» DATA IN THIS EXERCISE
--------------------

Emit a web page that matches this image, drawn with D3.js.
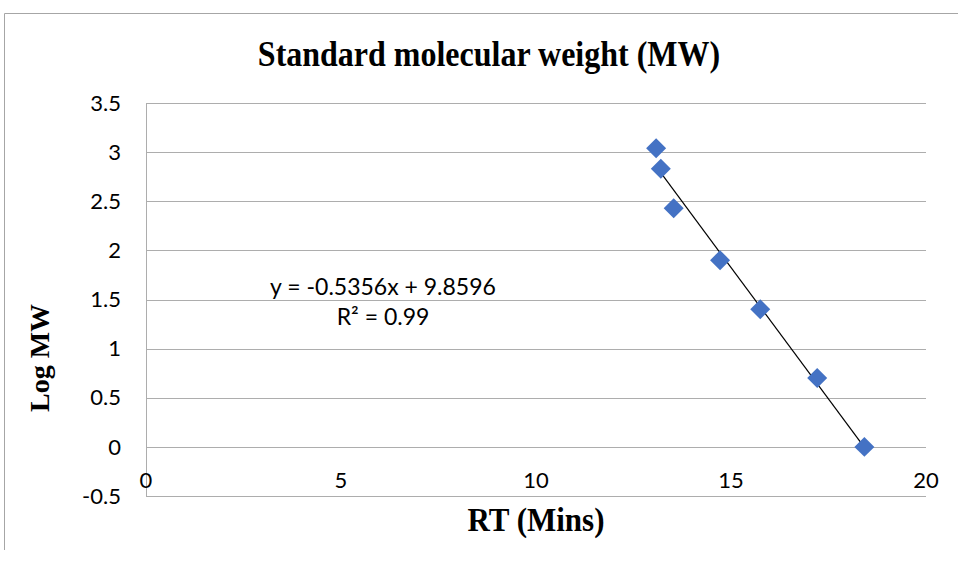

--------------------

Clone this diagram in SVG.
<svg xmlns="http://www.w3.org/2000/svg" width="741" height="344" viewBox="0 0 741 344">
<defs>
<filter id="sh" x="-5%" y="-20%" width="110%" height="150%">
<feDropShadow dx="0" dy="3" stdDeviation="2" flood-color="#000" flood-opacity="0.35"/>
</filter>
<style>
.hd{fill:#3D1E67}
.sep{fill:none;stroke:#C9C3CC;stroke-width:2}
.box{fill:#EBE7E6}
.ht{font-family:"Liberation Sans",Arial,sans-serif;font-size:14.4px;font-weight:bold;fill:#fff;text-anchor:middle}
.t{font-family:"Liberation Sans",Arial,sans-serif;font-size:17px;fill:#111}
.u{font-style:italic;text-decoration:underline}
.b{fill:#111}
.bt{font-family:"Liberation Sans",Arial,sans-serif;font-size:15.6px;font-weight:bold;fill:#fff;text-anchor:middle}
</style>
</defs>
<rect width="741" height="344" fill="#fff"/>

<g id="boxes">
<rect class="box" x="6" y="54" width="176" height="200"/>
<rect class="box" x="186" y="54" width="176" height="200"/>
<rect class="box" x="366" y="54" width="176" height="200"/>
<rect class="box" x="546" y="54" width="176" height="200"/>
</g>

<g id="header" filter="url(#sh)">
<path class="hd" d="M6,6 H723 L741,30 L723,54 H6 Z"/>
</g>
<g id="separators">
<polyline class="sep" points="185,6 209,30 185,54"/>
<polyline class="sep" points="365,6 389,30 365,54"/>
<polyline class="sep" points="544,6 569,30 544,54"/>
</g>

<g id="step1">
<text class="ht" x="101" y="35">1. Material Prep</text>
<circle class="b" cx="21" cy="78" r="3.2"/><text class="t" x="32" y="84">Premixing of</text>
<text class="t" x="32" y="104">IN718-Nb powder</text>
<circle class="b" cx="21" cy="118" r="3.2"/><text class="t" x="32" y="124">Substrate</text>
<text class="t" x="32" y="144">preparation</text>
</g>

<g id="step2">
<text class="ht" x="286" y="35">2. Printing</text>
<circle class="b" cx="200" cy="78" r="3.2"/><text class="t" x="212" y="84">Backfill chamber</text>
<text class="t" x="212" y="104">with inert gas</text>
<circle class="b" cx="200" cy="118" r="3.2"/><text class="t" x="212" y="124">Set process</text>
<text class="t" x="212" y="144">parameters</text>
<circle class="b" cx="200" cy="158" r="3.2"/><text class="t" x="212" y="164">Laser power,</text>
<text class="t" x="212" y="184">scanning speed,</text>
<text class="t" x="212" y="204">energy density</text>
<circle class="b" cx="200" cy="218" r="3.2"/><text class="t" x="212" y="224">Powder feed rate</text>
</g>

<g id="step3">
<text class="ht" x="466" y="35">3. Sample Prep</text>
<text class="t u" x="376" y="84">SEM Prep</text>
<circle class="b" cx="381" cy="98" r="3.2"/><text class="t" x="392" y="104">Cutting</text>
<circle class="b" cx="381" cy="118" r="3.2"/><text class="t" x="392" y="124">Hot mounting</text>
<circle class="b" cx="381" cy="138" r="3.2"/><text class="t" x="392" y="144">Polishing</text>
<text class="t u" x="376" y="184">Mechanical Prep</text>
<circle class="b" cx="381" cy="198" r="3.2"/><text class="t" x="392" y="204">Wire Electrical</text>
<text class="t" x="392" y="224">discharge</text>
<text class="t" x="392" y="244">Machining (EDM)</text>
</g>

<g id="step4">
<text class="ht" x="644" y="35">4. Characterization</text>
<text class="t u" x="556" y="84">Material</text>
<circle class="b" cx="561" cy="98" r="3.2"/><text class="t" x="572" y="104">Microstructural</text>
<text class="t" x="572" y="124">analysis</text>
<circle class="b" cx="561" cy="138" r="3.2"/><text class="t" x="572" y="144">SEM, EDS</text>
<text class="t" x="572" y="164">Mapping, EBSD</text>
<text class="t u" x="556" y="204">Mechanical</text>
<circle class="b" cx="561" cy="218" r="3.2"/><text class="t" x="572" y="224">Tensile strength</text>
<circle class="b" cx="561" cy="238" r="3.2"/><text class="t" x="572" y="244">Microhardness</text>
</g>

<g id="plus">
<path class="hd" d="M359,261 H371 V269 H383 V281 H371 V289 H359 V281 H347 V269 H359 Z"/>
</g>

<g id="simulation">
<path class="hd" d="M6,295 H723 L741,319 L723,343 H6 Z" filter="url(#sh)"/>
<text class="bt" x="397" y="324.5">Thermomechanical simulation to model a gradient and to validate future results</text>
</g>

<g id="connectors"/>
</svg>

--------------------

» THE TASK
Copy every line of the listing that contains the word "with".

» CORRECT OUTPUT
Emit a web page that matches this image, drawn with D3.js.
<text class="t" x="212" y="104">with inert gas</text>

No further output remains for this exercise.